Designed to spearhead the movement of studying our oceans for newer, more effective ways to save our planet’s fragile ecosystems (and to also help better understand and predict erratic behavior of our oceans and the tide/weather patterns associated with it), the PROTEUS is the marine equivalent of the International Space Station. The project was conceived by renowned ocean explorer and conservationist Fabien Cousteau and the Fabien Cousteau Ocean Learning Center (FCOLC); Yves Behar and fuseproject created the initial concept design for the underwater research station.
“At 4,000 square feet, PROTEUS will be three or four times the size of any previously built sub-marine habitats, accommodating up to twelve people at once”, says Yves Behar. The Proteus, designed to carry out a variety of research missions, is permanently anchored to the ocean floor, with individual pods sticking out of the main facility like the tentacles of a coral polyp or an anemone. These modular pods accommodate a variety of uses such as state-of-the-art laboratories, sleeping quarters, bathrooms, medical bays, life support systems, and storage. These pods can be easily attached or detached based on their need. The largest pod (which stays permanently affixed to the main structure) houses a moon pool, allowing submersible vessels to enter the Proteus.

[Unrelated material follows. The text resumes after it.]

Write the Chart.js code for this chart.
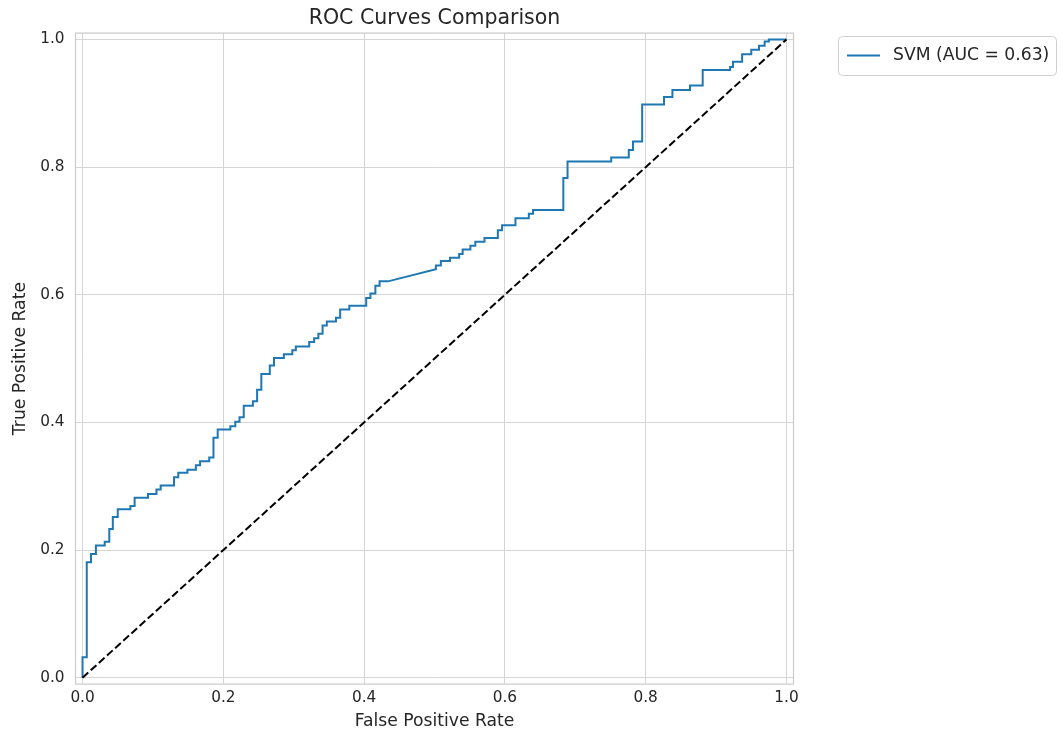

Built to be a large, permanent research facility, the Proteus will see scientists, technicians, and researchers spend weeks (or even months) in it at a time, conducting researches targeted towards medicinal discoveries, food sustainability, and the impacts of climate change. The architecture of the facility accommodates a variety of common spaces including a living room, kitchen, dining, and work areas to help occupants spend their time comfortably. The individual pods and the main structure are even equipped with enough windows to allow sunlight to illuminate the interiors during the day too, while an underwater greenhouse will also allow occupants to grow their own food.